Petit, de la taille d'un Pamplemousse Vanguard, le satellite est discrètement envoyé posé au dessus d'un sattelite de communications, "Le 22 Juin 1960, un peu plus de deux ans et quelques semaines après que l'Amérique n'aît mis en orbite Corona, les États-Unis ont lancé GRAB-1, le premier satellite US de renseignement d'origine électromagnétique, à partir de Cap Canaveral, en Floride. La LNR a tenté cinq lancements de GRAB entre juin 1960 et avril 1962, seulement deux ont réussi. Les technicens ont capté les impulsions de signal radar dans une largeur de bande spécifiée et ont transmet le signal correspondant à la NRL dans un des sites de réception radio du champ de passage du satellite. Les stations au sol ont enregistré les données et envoyé les bandes à la LNR, à la National Security Agency (NSA), et au Strategic Air Command, pour l'analyse". Le petit satellite ramènera des éléments d'informations vitaux, sur les communciations soviétiques entre les cosmonautes et le sol, l'air de rien.
On croit en avoir terminé avec ces fameux chalutiers quand soudain, coup de tonnerre le 9 mars dernier avec une révélation incroyable du site "Defense Tech". L'article présente ce qui semble être un chalutier russe en cale sèche. La photo a été faite en fait à St.Petersburg le 27 octobre 2006. L'allure du bateau n'est pas ce qui est à remarquer. Ce qui est saisissant, c'est plutôt ce que l'on distingue sous la ligne de flottaison. A la proue, sous l'étrave, c'est bien un bossage en fibre de verre... susceptible de dissimuler un sonar (ici repeint). Et de chaque côté de ce sonar, chose beaucoup plus étonnante, deux orifices symétrique évoquant... des logements de torpilles. Et les internautes de s'enflammer comme quoi certains chalutiers étaient ainsi équipés et auraient pu torpiller des navires de guerre. En réalité, après une enquête un peu plus serrée, on découvre que ce n'est pas un chalutier mais plutôt un petit navire ravitailleur (un "transporteur côtier de munitions" ou Voyennyy Transport (VTR) = Military Transport ) de la classe Muna, équivalent à la classe des Camano US (vu auparavant) dont 37 exemplaires on été construits. Or le fameux "chalutier" est bien un de ces bateaux, immatriculé OC-57 soit OS-57, pour OS = "Opitnoye Sudno" = "Navire Experimental". Cet exemplaire particulier effectuait bien des recherches notamment sur les tirs de torpille en eaux peu profondes, aidé de son indispensable... sonar. Le "chalutier" ressemblait certes à un traîneur de filet, mais c'était bien un bateau militaire de transport dès le départ... et aucun chalutier espion soviétique n'a donc été muni de lance-torpilles invisibles...
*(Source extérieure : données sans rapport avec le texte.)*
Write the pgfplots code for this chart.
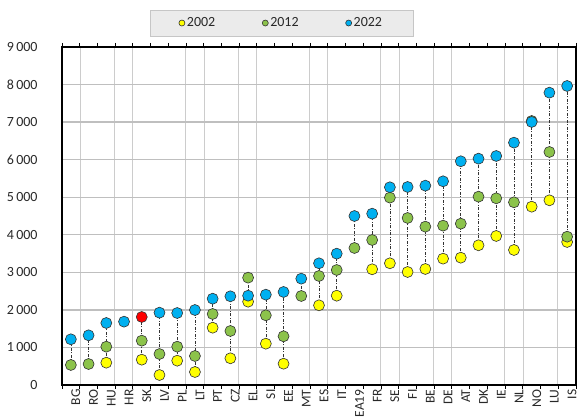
\documentclass[border=0pt]{standalone}
\usepackage{fontspec}
\setmainfont{Carlito}
\usepackage{pgfplots}
\pgfplotsset{compat=1.18}
\usepackage{pgfplotstable}
\usetikzlibrary{calc}
\definecolor{cyel}{RGB}{255,255,0}
\definecolor{cgrn}{RGB}{140,195,75}
\definecolor{cblu}{RGB}{0,176,240}
\definecolor{cred}{RGB}{255,0,0}
\definecolor{ctxt}{RGB}{40,40,40}

\pgfplotstableread{
x  y02   y12   y22
0  nan   533   1217
1  nan   559   1323
2  594   1020  1651
3  nan   nan   1686
4  674   1180  nan
5  266   825   1926
6  647   1020  1917
7  346   772   1997
8  1526  1891  2298
9  711   1438  2362
10 2218  2858  2378
11 1100  1856  2405
12 567   1297  2477
13 nan   2370  2831
14 2122  2903  3241
15 2378  3062  3497
16 nan   3648  4500
17 3081  3861  4562
18 3241  4989  5265
19 3009  4447  5273
20 3089  4216  5308
21 3364  4243  5424
22 3390  4296  5957
23 3720  5015  6027
24 3968  4971  6098
25 3595  4865  6453
26 4748  7030  7004
27 4918  6205  7784
28 3808  3949  7962
}\datatable

\begin{document}
\begin{tikzpicture}
\begin{axis}[
  name=ax,
  scale only axis,
  width=514bp, height=338bp,
  xmin=-0.5, xmax=28.5,
  ymin=0, ymax=9000,
  enlargelimits=false,
  xtick={0,...,28},
  xticklabels={BG,RO,HU,HR,SK,LV,PL,LT,PT,CZ,EL,SI,EE,MT,ES,IT,EA19,FR,SE,FI,BE,DE,AT,DK,IE,NL,NO,LU,IS},
  minor xtick={-0.5,0.5,...,28.5},
  ytick={0,1000,...,9000},
  xminorgrids, ymajorgrids,
  major x tick style={draw=none},
  major y tick style={draw=none},
  minor tick length=4bp,
  tick align=outside,
  minor x tick style={black, line width=1bp},
  minor grid style={draw=gray!40, line width=0.45bp, double=white, double distance=0.7bp},
  major grid style={draw=gray!50, line width=1.4bp},
  axis line style={black, line width=1.5bp},
  tick label style={font=\fontsize{14bp}{16bp}\selectfont, text=ctxt},
  xticklabel style={rotate=90, anchor=east, inner sep=0pt, yshift=-5bp, font=\fontsize{13.5bp}{15bp}\selectfont},
  yticklabel style={anchor=east, inner sep=0pt, xshift=-20bp},
  /pgf/number format/assume math mode=true,
  /pgf/number format/1000 sep={\,},
  legend columns=3,
  legend style={at={(0.427,1)}, anchor=south, yshift=11bp,
    draw=gray!45, fill=gray!16, inner xsep=29bp, inner ysep=5.5bp,
    font=\fontsize{14bp}{16bp}\selectfont, text=ctxt,
    /tikz/every even column/.append style={column sep=45bp}},
  legend image post style={mark size=3bp},
  unbounded coords=jump,
]
% connecting dash-dot lines
\addplot[forget plot, black!80, line width=0.6bp, dash pattern=on 3bp off 1.5bp on 1bp off 1.5bp] coordinates {
(0,533) (0,1217) (0.5,nan)
(1,559) (1,1323) (1.5,nan)
(2,594) (2,1651) (2.5,nan)
(4,674) (4,1811) (4.5,nan)
(5,266) (5,1926) (5.5,nan)
(6,647) (6,1917) (6.5,nan)
(7,346) (7,1997) (7.5,nan)
(8,1526) (8,2298) (8.5,nan)
(9,711) (9,2362) (9.5,nan)
(10,2218) (10,2858) (10.5,nan)
(11,1100) (11,2405) (11.5,nan)
(12,567) (12,2477) (12.5,nan)
(13,2370) (13,2831) (13.5,nan)
(14,2122) (14,3241) (14.5,nan)
(15,2378) (15,3497) (15.5,nan)
(16,3648) (16,4500) (16.5,nan)
(17,3081) (17,4562) (17.5,nan)
(18,3241) (18,5265) (18.5,nan)
(19,3009) (19,5273) (19.5,nan)
(20,3089) (20,5308) (20.5,nan)
(21,3364) (21,5424) (21.5,nan)
(22,3390) (22,5957) (22.5,nan)
(23,3720) (23,6027) (23.5,nan)
(24,3968) (24,6098) (24.5,nan)
(25,3595) (25,6453) (25.5,nan)
(26,4748) (26,7004) (26.5,nan)
(27,4918) (27,7784) (27.5,nan)
(28,3808) (28,7962)
};
\addplot[only marks, mark=*, mark size=5.5bp, mark options={fill=cyel, draw=black!80, line width=0.6bp}] table[x=x, y=y02] {\datatable};
\addlegendentry{2002}
\addplot[only marks, mark=*, mark size=5.5bp, mark options={fill=cgrn, draw=black!80, line width=0.6bp}] table[x=x, y=y12] {\datatable};
\addlegendentry{2012}
\addplot[only marks, mark=*, mark size=5.5bp, mark options={fill=cblu, draw=black!80, line width=0.6bp}] table[x=x, y=y22] {\datatable};
\addlegendentry{2022}
\addplot[forget plot, only marks, mark=*, mark size=5.5bp, mark options={fill=cred, draw=black!80, line width=0.6bp}] coordinates {(4,1811)};
\coordinate (sw) at (rel axis cs:0,0);
\coordinate (ne) at (rel axis cs:1,1);
\end{axis}
\pgfresetboundingbox
\path ($(sw)+(-62bp,-34bp)$) rectangle ($(ne)+(3bp,47bp)$);
\end{tikzpicture}
\end{document}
Aux dernières nouvelles, disparus à la chute de l'URSS, les chalutiers espions seraient de retour... depuis 2008 au moins.
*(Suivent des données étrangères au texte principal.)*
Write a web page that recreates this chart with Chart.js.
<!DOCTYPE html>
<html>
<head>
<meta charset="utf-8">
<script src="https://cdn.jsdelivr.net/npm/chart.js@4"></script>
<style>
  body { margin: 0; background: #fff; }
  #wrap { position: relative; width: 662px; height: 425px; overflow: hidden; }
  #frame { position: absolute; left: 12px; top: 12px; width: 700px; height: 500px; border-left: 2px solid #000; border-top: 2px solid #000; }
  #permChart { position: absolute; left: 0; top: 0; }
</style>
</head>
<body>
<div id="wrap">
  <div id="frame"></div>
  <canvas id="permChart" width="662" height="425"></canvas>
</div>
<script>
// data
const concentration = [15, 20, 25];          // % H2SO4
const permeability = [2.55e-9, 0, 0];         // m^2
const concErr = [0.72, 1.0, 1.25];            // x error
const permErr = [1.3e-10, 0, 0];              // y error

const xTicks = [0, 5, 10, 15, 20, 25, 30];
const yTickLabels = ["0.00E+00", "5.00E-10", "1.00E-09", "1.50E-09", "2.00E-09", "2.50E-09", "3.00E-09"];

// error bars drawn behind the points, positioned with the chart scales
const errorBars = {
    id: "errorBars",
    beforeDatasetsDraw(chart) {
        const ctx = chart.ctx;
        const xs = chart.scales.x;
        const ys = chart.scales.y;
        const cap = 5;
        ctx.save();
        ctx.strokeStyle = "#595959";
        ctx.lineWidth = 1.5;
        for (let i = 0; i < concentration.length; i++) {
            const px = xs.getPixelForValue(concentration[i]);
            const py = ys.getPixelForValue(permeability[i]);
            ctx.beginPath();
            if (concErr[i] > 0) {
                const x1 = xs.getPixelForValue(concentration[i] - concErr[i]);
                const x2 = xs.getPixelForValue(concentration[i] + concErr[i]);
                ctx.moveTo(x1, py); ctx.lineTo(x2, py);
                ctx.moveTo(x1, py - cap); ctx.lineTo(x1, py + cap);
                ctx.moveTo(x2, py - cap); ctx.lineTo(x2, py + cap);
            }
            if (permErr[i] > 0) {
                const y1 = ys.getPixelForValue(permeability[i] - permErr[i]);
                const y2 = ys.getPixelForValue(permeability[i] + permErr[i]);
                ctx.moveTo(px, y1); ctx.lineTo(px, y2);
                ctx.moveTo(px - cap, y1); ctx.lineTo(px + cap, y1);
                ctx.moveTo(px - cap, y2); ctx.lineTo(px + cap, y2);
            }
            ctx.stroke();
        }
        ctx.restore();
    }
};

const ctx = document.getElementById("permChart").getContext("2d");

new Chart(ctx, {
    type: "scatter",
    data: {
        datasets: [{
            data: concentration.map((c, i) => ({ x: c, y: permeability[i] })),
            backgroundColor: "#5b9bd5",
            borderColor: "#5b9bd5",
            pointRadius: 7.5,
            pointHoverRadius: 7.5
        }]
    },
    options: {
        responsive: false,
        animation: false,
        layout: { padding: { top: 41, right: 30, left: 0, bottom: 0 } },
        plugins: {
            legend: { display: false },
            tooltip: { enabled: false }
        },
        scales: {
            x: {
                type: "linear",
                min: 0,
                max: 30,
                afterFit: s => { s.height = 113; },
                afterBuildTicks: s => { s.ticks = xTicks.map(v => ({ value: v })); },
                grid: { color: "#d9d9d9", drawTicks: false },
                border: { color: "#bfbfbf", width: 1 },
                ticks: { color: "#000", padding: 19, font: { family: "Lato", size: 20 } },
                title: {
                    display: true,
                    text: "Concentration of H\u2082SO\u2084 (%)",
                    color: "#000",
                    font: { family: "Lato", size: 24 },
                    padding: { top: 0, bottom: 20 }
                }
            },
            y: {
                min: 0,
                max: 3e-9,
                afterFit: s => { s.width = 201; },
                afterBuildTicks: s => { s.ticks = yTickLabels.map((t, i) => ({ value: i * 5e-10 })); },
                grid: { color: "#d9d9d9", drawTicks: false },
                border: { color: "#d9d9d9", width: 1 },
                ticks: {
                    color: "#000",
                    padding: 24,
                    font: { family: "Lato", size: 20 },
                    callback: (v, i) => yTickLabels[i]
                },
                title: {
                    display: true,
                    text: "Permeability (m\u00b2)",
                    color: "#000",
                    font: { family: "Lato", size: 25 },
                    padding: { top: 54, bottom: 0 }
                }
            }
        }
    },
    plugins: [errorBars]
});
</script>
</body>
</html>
(*) Lire ici les articles à ce propos :
1) http://www.agoravox.fr/tribune-libre/article/yiftah-spector-cet-encombrant-69533
2) http://www.agoravox.fr/tribune-libre/article/yiftah-spector-cet-encombrant-69535
3) http://www.agoravox.fr/tribune-libre/article/yiftah-spector-cet-encombrant-69603
Pour la Baie de Biscaye :
http://forum.nasaspaceflight.com/index.php?topic=26511.0
PS : A noter que dans les années soixante le terme de "chalutier espion russe" était tellement devenu commun que deux fabricants de maquettes ont proposé chacun un modèle de ce type, Pyro et Revell, avec son "Volga".